Sur des images de la NHK montrant le moment de l'attaque, on voit M. Abe debout sur un podium, puis une forte détonation retentit et de la fumée se dégage. Tandis que les spectateurs surpris par la détonation se baissent, plusieurs personnes en plaquent une autre à terre.
M. Abe "prononçait un discours et un homme est arrivé par derrière", a déclaré à NHK une jeune femme présente sur les lieux.
"Le premier tir a fait le bruit d'un jouet. Il n'est pas tombé et il y a eu une grosse détonation.
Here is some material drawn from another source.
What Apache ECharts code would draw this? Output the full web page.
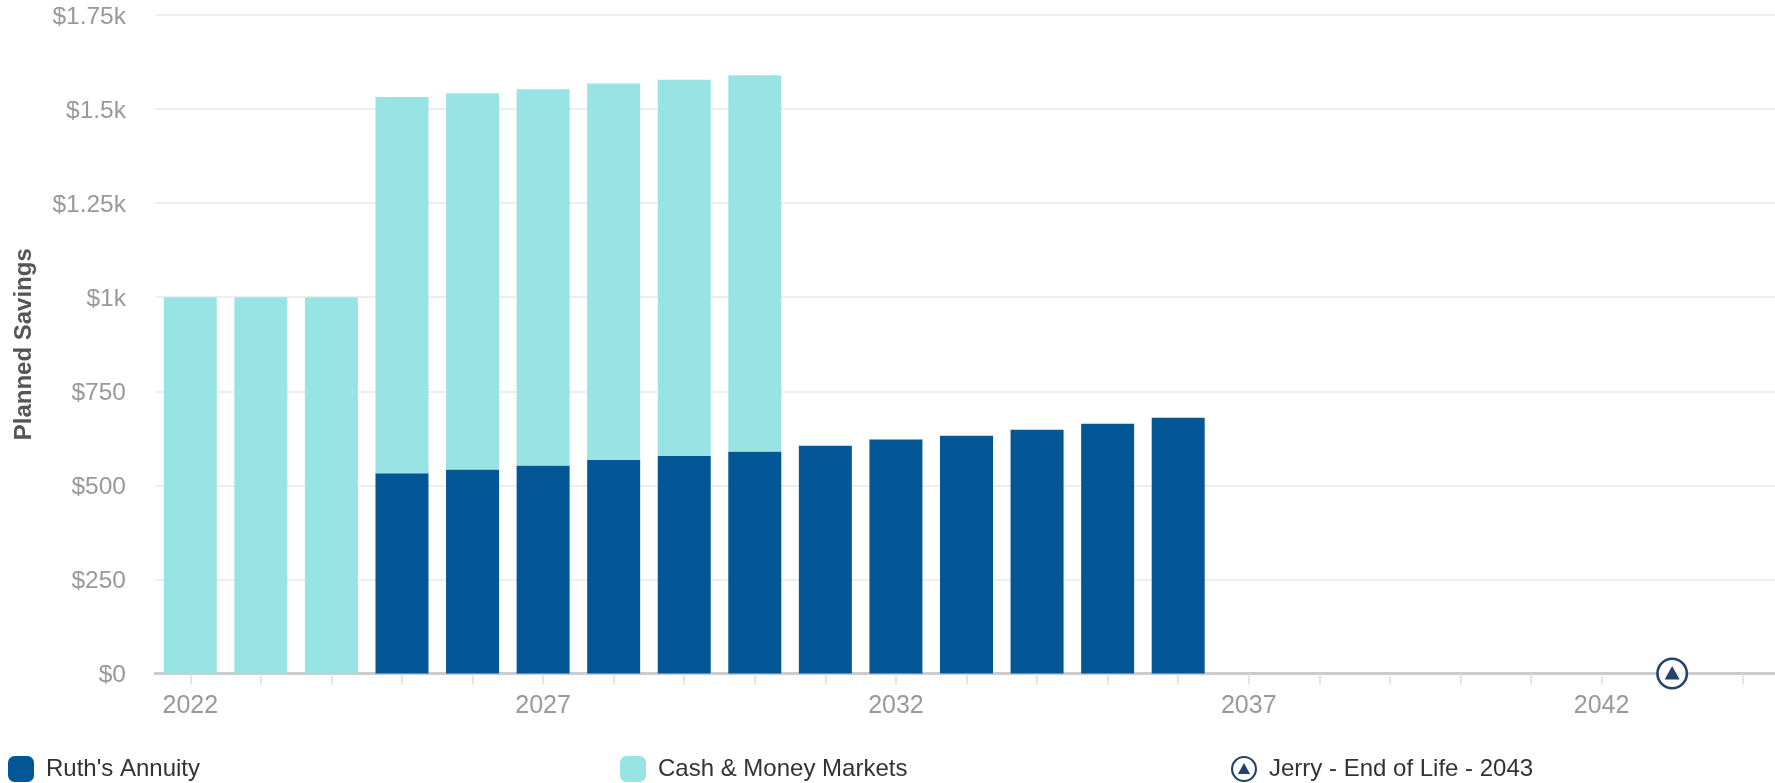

Le deuxième tir était plus visible, on pouvait voir l'étincelle et de la fumée", a-t-elle ajouté.
"Après le deuxième tir, des gens l'ont entouré et lui ont fait un massage cardiaque", a-t-elle encore témoigné.
M. Abe s'est effondré et saignait du cou, a déclaré une source du Parti libéral-démocrate (PLD, droite nationaliste au pouvoir) à l'agence de presse Jiji.
Des responsables locaux du PLD ont précisé n'avoir reçu aucune menace avant l'attaque et que cette prise de parole de M. Abe avait été annoncée publiquement.
"Très, très triste"
Ancien chef du PLD, M. Abe était le Premier ministre japonais à être resté le plus longtemps au pouvoir. Il avait été en poste en 2006-2007, puis de nouveau de 2012 à 2020. Il avait été contraint de démissionner pour des raisons de santé mais restait très influent au sein du PLD, dont il contrôlait la principale faction au Parlement.
Les réactions ont afflué du monde entier après l'attaque.
"C'est un moment très, très triste", a déclaré vendredi le secrétaire d'État américain Antony Blinken, ajoutant que les Etats-Unis étaient "profondément tristes et profondément préoccupés" par l'attaque.
"Nos pensées, nos prières sont avec lui, avec sa famille, avec le peuple japonais", a-t-il ajouté.
"Abe-san a été un dirigeant exceptionnel du Japon et un allié indéfectible des États-Unis. Le gouvernement et le peuple américains prient pour le bien-être d'Abe-san, de sa famille et du peuple japonais", a déclaré l'ambassadeur américain au Japon, Rahm Emanuel.
Le président du Conseil européen Charles Michel s'est dit "choqué et attristé" par l'attaque "lâche" contre M. Abe, qu'il a décrit comme un "véritable ami, farouche défenseur de l'ordre multilatéral et des valeurs démocratiques".
Le Japon n'a rien connu de tel "depuis plus de 50 à 60 ans", a déclaré à l'AFP Corey Wallace, maître de conférences à l'université de Kanagawa et spécialiste de la politique nippone.
Selon lui, le dernier incident similaire au Japon était l'assassinat en 1960 de Inejiro Asanuma, le dirigeant du Parti socialiste japonais, poignardé par un étudiant proche de l'extrême-droite.
"Mais deux jours avant une élection (et un homme) si important (...) c'est profondément triste et choquant", a-t-il ajouté.
Le Japon dispose de l'une des législations les plus strictes au monde en matière de contrôle des armes à feu, et le nombre annuel de décès par de telles armes dans ce pays de 125 millions d'habitants est extrêmement faible.
L'obtention d'un permis de port d'armes est un processus long et compliqué, même pour les citoyens japonais, qui doivent d'abord obtenir une recommandation d'une association de tir, puis se soumettre à de stricts contrôles de police.